Ну хорошо, оставим этот вопрос. Но и все прочие темы периферии далеки от романтики. «Груба жизнь», как сказал некогда Чехов. Например, если жить в деревне, где практически нет никакой работы, а кушать-то надо и семью кормить. И, соответственно, как-то до этой работы добираться. Жизнь на отшибе цивилизации, в принципе, чаще всего безрадостна, а не зная истинных ее реалий, можно даже не поверить, что в наше время такое бывает.
Сима родилась в деревеньке Каменка, в Рамешковском районе Тверской области. Деревенька была в десяти километрах от районного центра. Мать Симы, Екатерина Сергеевна, работала бухгалтером в лесхозе и каждый день преодолевала это расстояние – летом на велосипеде, а зимой на автобусе. Остановка же автобуса была не вот чтобы «за углом», а в соседней с Каменкой деревне Прислон – до нее было три километра. Если переполненный автобус проезжал мимо (а такое бывало нередко), то эти десять кэмэ приходилось топать пешком. Летом и при хорошей погоде еще было терпимо, а вот представьте, каково это в ливень – когда грязь разъезжается под ногами, а сырой ветер пронизывает до костей. Или когда по нынешним погодам твои ноги месят сырую ледяную кашу. Не верится и не хочется даже представлять, правда? Но человек ко всему привыкает…

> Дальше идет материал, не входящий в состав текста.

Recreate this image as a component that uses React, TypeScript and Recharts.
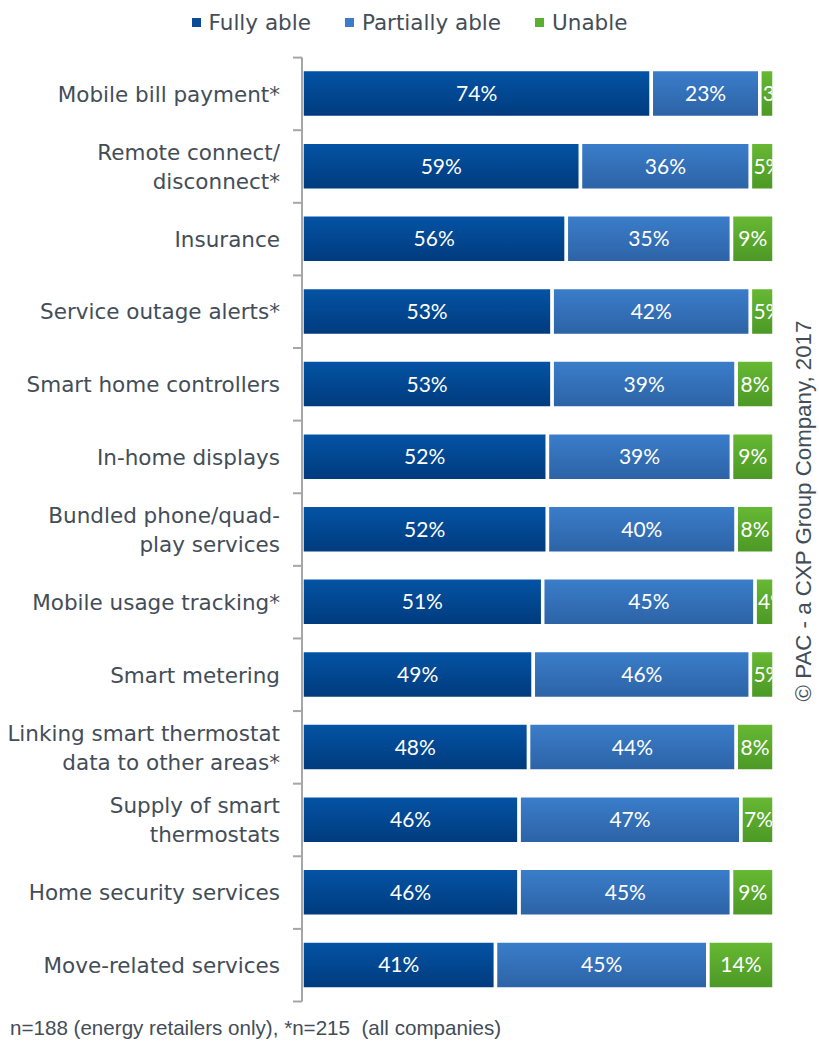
import React from "react";
import { BarChart, Bar, XAxis, YAxis, LabelList } from "recharts";

const CATEGORIES = [
  "Mobile bill payment*",
  "Remote connect/\ndisconnect*",
  "Insurance",
  "Service outage alerts*",
  "Smart home controllers",
  "In-home displays",
  "Bundled phone/quad-\nplay services",
  "Mobile usage tracking*",
  "Smart metering",
  "Linking smart thermostat\ndata to other areas*",
  "Supply of smart\nthermostats",
  "Home security services",
  "Move-related services",
];
const FULLY = [74, 59, 56, 53, 53, 52, 52, 51, 49, 48, 46, 46, 41];
const PARTIALLY = [23, 36, 35, 42, 39, 39, 40, 45, 46, 44, 47, 45, 45];
const UNABLE = [3, 5, 9, 5, 8, 9, 8, 4, 5, 8, 7, 9, 14];

const SERIES = [
  { key: "fully", name: "Fully able", swatch: "#0a4c97", top: "#0454a6", bottom: "#003a7c" },
  { key: "partially", name: "Partially able", swatch: "#3d7cc9", top: "#3b7ecb", bottom: "#2c62a5" },
  { key: "unable", name: "Unable", swatch: "#5cae2e", top: "#68b934", bottom: "#4b9825" },
];

const data = CATEGORIES.map((name, i) => ({
  name,
  fully: FULLY[i],
  partially: PARTIALLY[i],
  unable: UNABLE[i],
}));

const W = 819;
const H = 1044;
const MARGIN = { top: 57.6, right: 45, bottom: 42.5, left: 0 };
const BAND = (H - MARGIN.top - MARGIN.bottom) / CATEGORIES.length;
const TEXT = "#434d58";
const AXIS = "#a6a6a6";
const CAT_FONT = "'DejaVu Sans', sans-serif";
const VALUE_FONT = "Lato, 'Open Sans', sans-serif";
const VALUE_FS = 21;
const ARIAL = "'Liberation Sans', Arial, sans-serif";

const CategoryTick = (props: any) => {
  const { x, y, payload, index } = props;
  const lines = String(payload.value).split("\n");
  const lh = 29;
  return (
    <g>
      <line x1={x - 9} x2={x} y1={y + BAND / 2} y2={y + BAND / 2} stroke={AXIS} strokeWidth={2} />
      {index === 0 && (
        <line x1={x - 9} x2={x} y1={y - BAND / 2} y2={y - BAND / 2} stroke={AXIS} strokeWidth={2} />
      )}
      <text x={x - 22} y={y} textAnchor="end" fill={TEXT} fontSize={21.5} fontFamily={CAT_FONT}>
        {lines.map((l, i) => (
          <tspan key={i} x={x - 22} y={y + (i - (lines.length - 1) / 2) * lh} dy="0.36em">
            {l}
          </tspan>
        ))}
      </text>
    </g>
  );
};

let clipId = 0;
const ValueLabel = (props: any) => {
  const { x, y, width, height, value } = props;
  const txt = `${value}%`;
  const est = (String(value).length * 0.58 + 0.82) * VALUE_FS;
  const cy = y + height / 2;
  if (est + 6 <= width) {
    return (
      <text x={x + width / 2} y={cy} dy="0.36em" textAnchor="middle" fill="#fff" fontSize={VALUE_FS} fontFamily={VALUE_FONT}>
        {txt}
      </text>
    );
  }
  const id = `vclip-${clipId++}`;
  return (
    <g>
      <defs>
        <clipPath id={id}>
          <rect x={x + 1.75} y={y} width={Math.max(0, width - 3.5)} height={height} />
        </clipPath>
      </defs>
      <text x={x + 3} y={cy} dy="0.36em" textAnchor="start" fill="#fff" fontSize={VALUE_FS} fontFamily={VALUE_FONT} clipPath={`url(#${id})`}>
        {txt}
      </text>
    </g>
  );
};

export default function App() {
  clipId = 0;
  return (
    <div style={{ position: "absolute", left: 0, top: 0, width: W, height: H, background: "#fff" }}>
      <div
        style={{
          position: "absolute",
          top: 7,
          left: 0,
          width: W,
          height: 30,
          display: "flex",
          justifyContent: "center",
          alignItems: "center",
          gap: 34,
          fontFamily: CAT_FONT,
          fontSize: 21.5,
          color: TEXT,
        }}
      >
        {SERIES.map((s) => (
          <div key={s.key} style={{ display: "flex", alignItems: "center" }}>
            <span style={{ width: 9, height: 9, background: s.swatch, marginRight: 8, display: "inline-block" }} />
            <span>{s.name}</span>
          </div>
        ))}
      </div>
      <BarChart width={W} height={H} data={data} layout="vertical" margin={MARGIN}>
        <defs>
          {SERIES.map((s) => (
            <linearGradient key={s.key} id={`grad-${s.key}`} x1="0" y1="0" x2="0" y2="1">
              <stop offset="0%" stopColor={s.top} />
              <stop offset="100%" stopColor={s.bottom} />
            </linearGradient>
          ))}
        </defs>
        <XAxis type="number" domain={[0, 100]} hide />
        <YAxis
          type="category"
          dataKey="name"
          width={302}
          axisLine={{ stroke: AXIS, strokeWidth: 2 }}
          tickLine={false}
          tickSize={0}
          tickMargin={0}
          interval={0}
          tick={<CategoryTick />}
        />
        {SERIES.map((s) => (
          <Bar
            key={s.key}
            dataKey={s.key}
            name={s.name}
            stackId="a"
            fill={`url(#grad-${s.key})`}
            stroke="#fff"
            strokeWidth={3.5}
            barSize={48}
            isAnimationActive={false}
          >
            <LabelList dataKey={s.key} content={<ValueLabel />} />
          </Bar>
        ))}
      </BarChart>
      <svg width={W} height={H} style={{ position: "absolute", left: 0, top: 0, pointerEvents: "none" }}>
        <text x={10} y={1035} fill={TEXT} fontSize={20.6} fontFamily={ARIAL} style={{ whiteSpace: "pre" }}>
          {"n=188 (energy retailers only), *n=215  (all companies)"}
        </text>
        <text
          x={0}
          y={0}
          transform="translate(811, 511) rotate(-90)"
          textAnchor="middle"
          fill={TEXT}
          fontSize={22.3}
          fontFamily={ARIAL}
        >
          © PAC - a CXP Group Company, 2017
        </text>
      </svg>
    </div>
  );
}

Сима отчетливо помнила, как стояла на дорожке у дома и ждала маму. Это было так волнующе – ждать маму! Сима напряженно всматривалась далеко за горизонт, боясь пропустить главный момент. Она была «впередсмотрящей» и стояла на носу корабля. Когда она была совсем маленькая, ей нравилось думать, что она стоит именно на носу корабля и от того, что она увидит, зависела вся команда. А какая команда? Она сама, Сима, да медведь Топтыжка. Этого медведя подарил ей папа (он тогда был трезвый и добрый), и Сима всегда спала не иначе как с медведем в обнимку. И с собой его брала – встречать маму. Мамин облитый солнцем силуэт на велосипеде появлялся в конце улицы, и сердце радостно вздрагивало. Она не знала, как правильно должен кричать впередсмотрящий, и всегда кричала:
– Земля!
Девочка в каком-то фильме видела, что взбудораженный матрос, вцепившись в канат, смотрел на горизонт, размахивал своей шапкой и кричал: «Земля!», – и лицо у него было очень радостное.
– Почему «земля»-то? – смеясь, спросила как-то мама, услышав дочкин ликующий вопль.
Та объяснила как могла:
– Мам, просто очень ты долгожданная! А я как будто на кораблике и вперед смотрю, а тут вдруг ты.
Мама на минуточку задумалась.
– Ну… Если на кораблике, тогда они вроде как кричат: «Прямо по курсу», что ли.
– Я тоже буду кричать: «Прямо по курсу!» – подпрыгнула и захлопала в ладошки девочка.
Как любому ребенку, ей хотелось радоваться жизни, но в их деревне радостей и развлечений было маловато. Жил на их краю мужичок, его все звали Шутник, потому что он, слегка подшофе, любил на улице приставать к односельчанам с вопросом: «Эй, ты чего мои штаны-то надел?! Да я шучу-у!»
Ну или вот сосед, дядя Коля Котызин, – один раз, напившись гораздо сильнее, чем Шутник, он, сбегая со ступенек своего крыльца, не рассчитал силы. Пробежав до заборчика, он ткнулся в него головой, упал да так и заснул. Сима потом играла «в Котызина» – сбегала с крыльца, нарочито шатаясь, пробегала несколько шагов до заборчика, с криком «Бу-ум!» стукалась в него растопыренными руками, падала и делала вид, что спит, свернувшись калачиком. Мать хватала ее в охапку: «Горе ты мое!» – и уносила в дом, а Сима очень веселилась.
Весь мир был для нее игрой, и одно время ей очень нравилась морская тематика. Вероятно, запомнился какой-то из фильмов, которые Сима очень любила смотреть по их старому телевизору. Таращилась глазенками в «движущиеся картинки» с самого младенчества и хорошо под них засыпала. Книжек в их доме почти не было, а уж фильмы – это были потрясающие миры, в которые Сима ныряла с головой.